Dot Product: Understand When to Use Each Method

[mindheavy]

I'm reading up on dot products and keep seeing two different examples.

One states that u$\cdot$v = u$_{i}$$\cdot$v$_{i}$ + u$_{j}$$\cdot$v$_{j}$

Another: u$\cdot$v = |u|$\cdot$|v|cosθ

I'm not understanding when to use the first or second method?

 

[jbunniii]

I'm reading up on dot products and keep seeing two different examples.

One states that u$\cdot$v = u$_{i}$$\cdot$v$_{i}$ + u$_{j}$$\cdot$v$_{j}$

Another: u$\cdot$v = |u|$\cdot$|v|cosθ

I'm not understanding when to use the first or second method?

At the risk of stating something obvious, it depends on what information you are given and what you are trying to find.
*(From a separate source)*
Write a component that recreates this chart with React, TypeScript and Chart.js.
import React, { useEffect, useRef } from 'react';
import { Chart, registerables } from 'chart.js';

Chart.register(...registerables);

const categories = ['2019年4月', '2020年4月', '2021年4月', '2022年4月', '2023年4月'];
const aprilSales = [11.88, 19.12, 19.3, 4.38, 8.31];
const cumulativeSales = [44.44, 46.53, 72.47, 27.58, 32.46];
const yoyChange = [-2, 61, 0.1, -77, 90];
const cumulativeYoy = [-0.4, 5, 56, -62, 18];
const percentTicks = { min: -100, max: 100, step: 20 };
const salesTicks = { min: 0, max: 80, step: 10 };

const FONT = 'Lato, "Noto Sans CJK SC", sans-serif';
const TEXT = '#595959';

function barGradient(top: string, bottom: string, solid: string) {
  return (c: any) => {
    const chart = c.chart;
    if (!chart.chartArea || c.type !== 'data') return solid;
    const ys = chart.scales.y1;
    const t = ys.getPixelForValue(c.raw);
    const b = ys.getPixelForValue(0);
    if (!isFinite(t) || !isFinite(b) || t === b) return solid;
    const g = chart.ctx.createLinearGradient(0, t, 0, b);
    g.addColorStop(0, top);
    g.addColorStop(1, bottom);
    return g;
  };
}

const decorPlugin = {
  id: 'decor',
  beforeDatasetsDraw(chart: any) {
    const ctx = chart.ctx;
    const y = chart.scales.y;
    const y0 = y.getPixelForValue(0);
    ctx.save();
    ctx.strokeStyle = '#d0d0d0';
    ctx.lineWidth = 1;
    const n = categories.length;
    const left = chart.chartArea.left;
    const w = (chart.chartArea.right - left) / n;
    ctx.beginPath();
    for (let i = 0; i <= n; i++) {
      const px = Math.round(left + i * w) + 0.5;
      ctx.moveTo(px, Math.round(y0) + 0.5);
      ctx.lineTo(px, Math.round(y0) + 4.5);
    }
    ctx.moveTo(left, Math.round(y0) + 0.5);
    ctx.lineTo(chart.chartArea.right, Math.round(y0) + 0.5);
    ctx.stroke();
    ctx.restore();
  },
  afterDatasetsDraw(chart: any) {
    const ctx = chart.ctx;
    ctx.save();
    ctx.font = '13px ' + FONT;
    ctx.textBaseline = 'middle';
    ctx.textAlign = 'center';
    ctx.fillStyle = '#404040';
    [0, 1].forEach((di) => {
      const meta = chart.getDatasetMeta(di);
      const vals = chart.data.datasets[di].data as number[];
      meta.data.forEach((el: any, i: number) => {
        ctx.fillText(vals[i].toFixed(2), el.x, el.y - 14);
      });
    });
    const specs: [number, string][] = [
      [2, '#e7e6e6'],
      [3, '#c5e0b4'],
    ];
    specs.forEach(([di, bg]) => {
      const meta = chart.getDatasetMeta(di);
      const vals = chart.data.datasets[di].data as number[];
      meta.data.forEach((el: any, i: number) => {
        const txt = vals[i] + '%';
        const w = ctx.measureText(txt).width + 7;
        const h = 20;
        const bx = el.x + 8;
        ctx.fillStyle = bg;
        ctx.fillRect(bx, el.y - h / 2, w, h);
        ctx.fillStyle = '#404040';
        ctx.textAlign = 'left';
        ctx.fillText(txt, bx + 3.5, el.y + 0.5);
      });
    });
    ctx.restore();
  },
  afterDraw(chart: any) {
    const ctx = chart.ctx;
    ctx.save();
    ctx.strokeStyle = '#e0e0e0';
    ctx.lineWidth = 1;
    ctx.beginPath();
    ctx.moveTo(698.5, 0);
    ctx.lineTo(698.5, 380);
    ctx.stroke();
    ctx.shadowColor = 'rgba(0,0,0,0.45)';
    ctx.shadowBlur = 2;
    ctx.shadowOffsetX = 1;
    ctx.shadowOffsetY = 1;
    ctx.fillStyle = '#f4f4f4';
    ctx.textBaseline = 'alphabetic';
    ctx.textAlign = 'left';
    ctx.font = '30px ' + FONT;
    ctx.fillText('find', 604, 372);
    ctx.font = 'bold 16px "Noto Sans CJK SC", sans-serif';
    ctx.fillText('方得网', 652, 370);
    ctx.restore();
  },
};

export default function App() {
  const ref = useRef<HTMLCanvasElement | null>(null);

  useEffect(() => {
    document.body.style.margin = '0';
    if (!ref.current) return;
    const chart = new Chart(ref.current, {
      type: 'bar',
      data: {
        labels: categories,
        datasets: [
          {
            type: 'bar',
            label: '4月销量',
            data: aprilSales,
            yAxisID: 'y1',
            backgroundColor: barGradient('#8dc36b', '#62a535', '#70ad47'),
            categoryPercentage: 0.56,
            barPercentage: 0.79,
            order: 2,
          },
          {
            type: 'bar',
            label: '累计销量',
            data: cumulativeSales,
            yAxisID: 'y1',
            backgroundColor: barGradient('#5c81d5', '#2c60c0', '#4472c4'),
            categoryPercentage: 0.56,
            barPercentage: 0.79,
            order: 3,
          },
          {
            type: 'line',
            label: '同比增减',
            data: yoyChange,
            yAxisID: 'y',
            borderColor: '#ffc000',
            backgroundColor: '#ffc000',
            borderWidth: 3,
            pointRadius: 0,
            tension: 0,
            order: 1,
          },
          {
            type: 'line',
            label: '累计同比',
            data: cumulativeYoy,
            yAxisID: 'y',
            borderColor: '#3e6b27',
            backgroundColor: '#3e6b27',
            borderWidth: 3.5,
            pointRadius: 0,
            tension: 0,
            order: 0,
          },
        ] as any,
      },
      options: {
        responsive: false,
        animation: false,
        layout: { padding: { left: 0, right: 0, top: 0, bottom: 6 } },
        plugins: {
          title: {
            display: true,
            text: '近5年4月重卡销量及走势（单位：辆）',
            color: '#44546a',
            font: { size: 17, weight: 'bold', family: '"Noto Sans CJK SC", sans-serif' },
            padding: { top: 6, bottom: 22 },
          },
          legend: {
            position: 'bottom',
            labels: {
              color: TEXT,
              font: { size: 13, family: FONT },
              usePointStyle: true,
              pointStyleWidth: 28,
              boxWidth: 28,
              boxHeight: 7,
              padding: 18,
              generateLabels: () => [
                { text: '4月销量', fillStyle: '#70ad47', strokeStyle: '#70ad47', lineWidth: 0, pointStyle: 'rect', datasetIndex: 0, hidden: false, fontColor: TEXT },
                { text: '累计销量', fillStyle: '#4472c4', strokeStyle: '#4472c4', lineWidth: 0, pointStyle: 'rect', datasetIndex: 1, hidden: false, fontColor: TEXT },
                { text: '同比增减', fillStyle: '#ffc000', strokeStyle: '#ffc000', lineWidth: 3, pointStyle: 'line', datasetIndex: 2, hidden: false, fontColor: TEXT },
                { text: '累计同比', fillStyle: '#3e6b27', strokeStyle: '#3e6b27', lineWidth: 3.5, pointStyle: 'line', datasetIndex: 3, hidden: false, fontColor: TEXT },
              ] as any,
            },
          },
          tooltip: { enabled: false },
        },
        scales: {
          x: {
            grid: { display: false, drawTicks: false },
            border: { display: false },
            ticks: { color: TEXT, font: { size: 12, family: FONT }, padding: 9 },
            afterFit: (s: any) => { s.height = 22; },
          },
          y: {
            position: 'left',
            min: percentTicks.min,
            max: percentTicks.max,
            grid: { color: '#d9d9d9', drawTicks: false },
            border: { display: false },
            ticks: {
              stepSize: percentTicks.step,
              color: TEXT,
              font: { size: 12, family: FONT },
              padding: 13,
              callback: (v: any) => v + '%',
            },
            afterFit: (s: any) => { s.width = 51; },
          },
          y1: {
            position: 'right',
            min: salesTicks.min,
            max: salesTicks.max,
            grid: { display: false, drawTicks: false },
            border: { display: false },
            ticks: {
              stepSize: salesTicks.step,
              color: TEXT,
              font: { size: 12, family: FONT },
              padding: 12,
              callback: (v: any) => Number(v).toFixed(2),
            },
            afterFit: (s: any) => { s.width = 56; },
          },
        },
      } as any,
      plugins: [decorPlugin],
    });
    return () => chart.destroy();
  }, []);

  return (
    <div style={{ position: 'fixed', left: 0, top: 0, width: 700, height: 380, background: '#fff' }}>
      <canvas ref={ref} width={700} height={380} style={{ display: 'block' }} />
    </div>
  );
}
If you know the two vectors then you can find the dot product using the first equation. Then you can find the angle between the vectors using the second equation.
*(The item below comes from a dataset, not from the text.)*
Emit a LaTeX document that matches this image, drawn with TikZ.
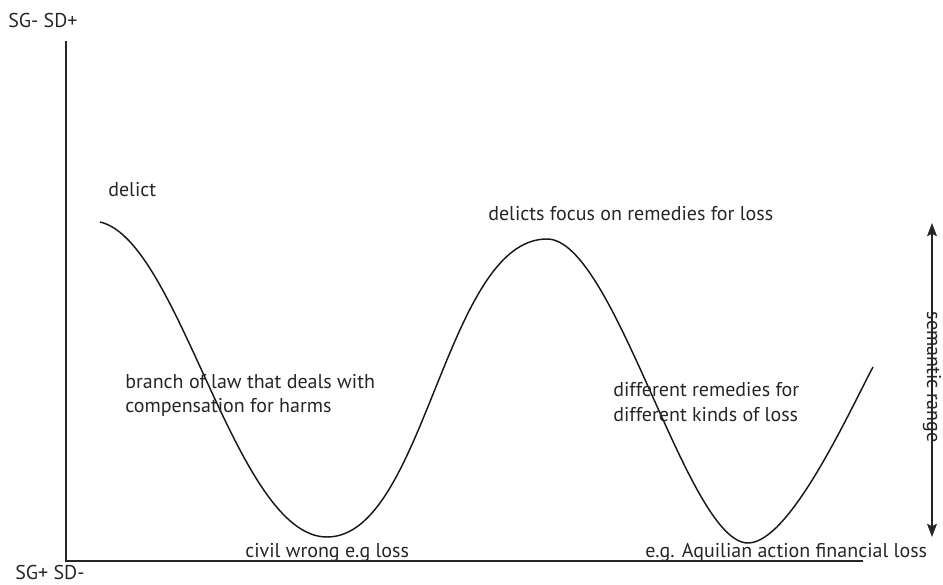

On the other hand, if you are given the lengths of the vectors and the angle between them, you can use the second equation to find the dot product.

 

[mindheavy]

Makes sense, I think the way the book I'm looking in words it was confusing me. Thanks

 

[HallsofIvy]

For example, if you are given that one vector is <1, 0, 0> and the other is <2, 2, 0> it is easy to calculate that the dot product is 1(2)+ 0(2)+ 0(0)= 2.
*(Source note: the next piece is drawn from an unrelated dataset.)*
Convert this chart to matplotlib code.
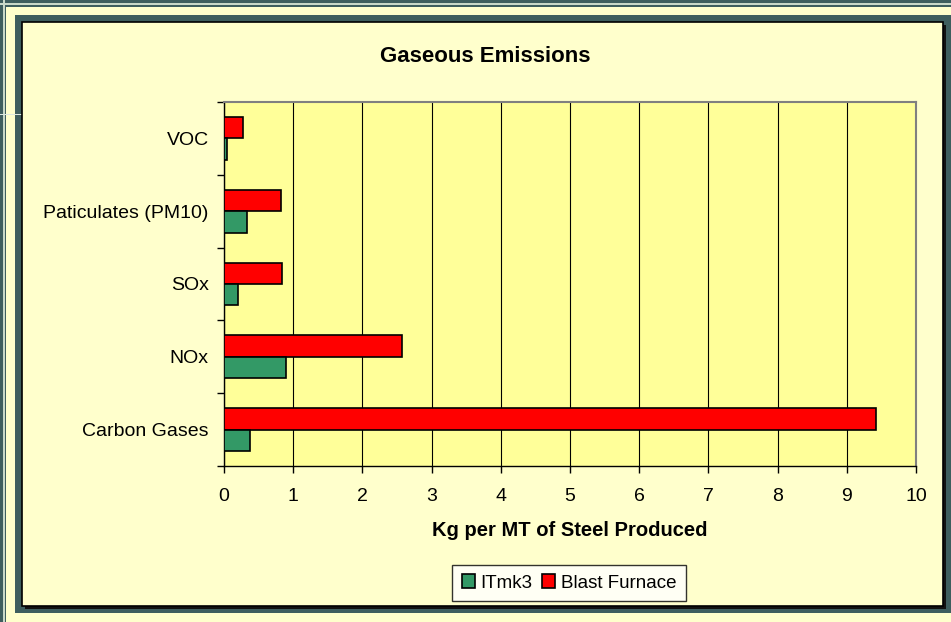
import numpy as np
import matplotlib
matplotlib.use("Agg")
from matplotlib import pyplot as plt
from matplotlib.patches import Rectangle

categories = ["Carbon Gases", "NOx", "SOx", "Paticulates (PM10)", "VOC"]
itmk3 = [0.37, 0.9, 0.2, 0.33, 0.04]
blast_furnace = [9.42, 2.57, 0.84, 0.83, 0.28]

W, H = 951, 622
plt.rcParams['font.family'] = ['Liberation Sans', 'DejaVu Sans']

fig = plt.figure(figsize=(W / 100, H / 100), dpi=100)
fig.patch.set_facecolor("#3E5E5E")


def px_rect(x0, y0, x1, y1, **kw):
    # rectangle in pixel coords (origin top-left)
    r = Rectangle((x0 / W, 1 - y1 / H), (x1 - x0) / W, (y1 - y0) / H,
                  transform=fig.transFigure, zorder=-5, **kw)
    fig.add_artist(r)
    return r


# frame decorations
px_rect(6, 7, W + 5, H + 5, facecolor="#FFFFCC", edgecolor="none")
px_rect(15, 15, W + 5, 613, facecolor="#3E5E5E", edgecolor="none")
px_rect(3, -2, 5, H + 2, facecolor="#C8D8C8", edgecolor="none")
px_rect(-2, 3, W + 2, 5, facecolor="#C8D8C8", edgecolor="none")
px_rect(0, 114, 22, 115, facecolor="#DDE8E0", edgecolor="none")
# chart panel with shadow
px_rect(25, 25, 946, 609, facecolor="#111111", edgecolor="none")
px_rect(22, 22, 943, 606, facecolor="#FFFFCC", edgecolor="black", linewidth=1.2)

ax = fig.add_axes([224 / W, 1 - 466 / H, 692 / W, 364 / H])
ax.set_facecolor("#FFFF99")

y = np.arange(len(categories))
h = 0.295
ax.barh(y + h / 2, blast_furnace, height=h, color="#FF0000", edgecolor="black",
        linewidth=1.2, label="Blast Furnace", zorder=3)
ax.barh(y - h / 2, itmk3, height=h, color="#339966", edgecolor="black",
        linewidth=1.2, label="ITmk3", zorder=3)

ax.set_xlim(0, 10)
ax.set_ylim(-0.5, len(categories) - 0.5)
ax.set_xticks(np.arange(0, 11, 1))
ax.set_yticks(y)
ax.set_yticklabels(categories)
ax.set_yticks(np.arange(-0.5, len(categories), 1), minor=True)
ax.tick_params(axis="y", which="major", length=0, pad=11, labelsize=14)
ax.tick_params(axis="y", which="minor", length=5, width=1, color="black")
ax.tick_params(axis="x", length=5, width=1, labelsize=14, pad=11)
ax.grid(axis="x", color="black", linewidth=0.8, zorder=0)
ax.set_axisbelow(True)
for s in ["top", "right"]:
    ax.spines[s].set_color("#808080")
    ax.spines[s].set_linewidth(1.5)
for s in ["left", "bottom"]:
    ax.spines[s].set_color("black")
    ax.spines[s].set_linewidth(1)

ax.set_xlabel("Kg per MT of Steel Produced", fontsize=14.5, fontweight="bold", labelpad=11)
fig.text(485 / W, 1 - 57 / H, "Gaseous Emissions", fontsize=16, fontweight="bold",
         ha="center", va="center")

handles, labels = ax.get_legend_handles_labels()
leg = fig.legend(handles[::-1], labels[::-1], loc="center", ncol=2,
                 bbox_to_anchor=(569 / W, 1 - 583 / H), fontsize=13.5,
                 frameon=True, fancybox=False, edgecolor="black",
                 handlelength=0.7, handleheight=0.7, handletextpad=0.3,
                 columnspacing=0.5, borderpad=0.5)
leg.get_frame().set_linewidth(1)
leg.get_frame().set_facecolor("white")

fig.savefig("out.png", dpi=100, facecolor=fig.get_facecolor())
But if you are given that one angle has length 1, the other has length $2\sqrt{2}$, and the angle between them is $\pi/4$, it is easiest to calculate $(1)(2\sqrt{2})(cos(\pi'4)= 2$.

By the way, in spaces of dimension higher than 3, we can use the "sum of products of corresponding components" to find the dot product between two vectors, then use $|u||v|cos(\theta)$ to define the "angle between to vectors".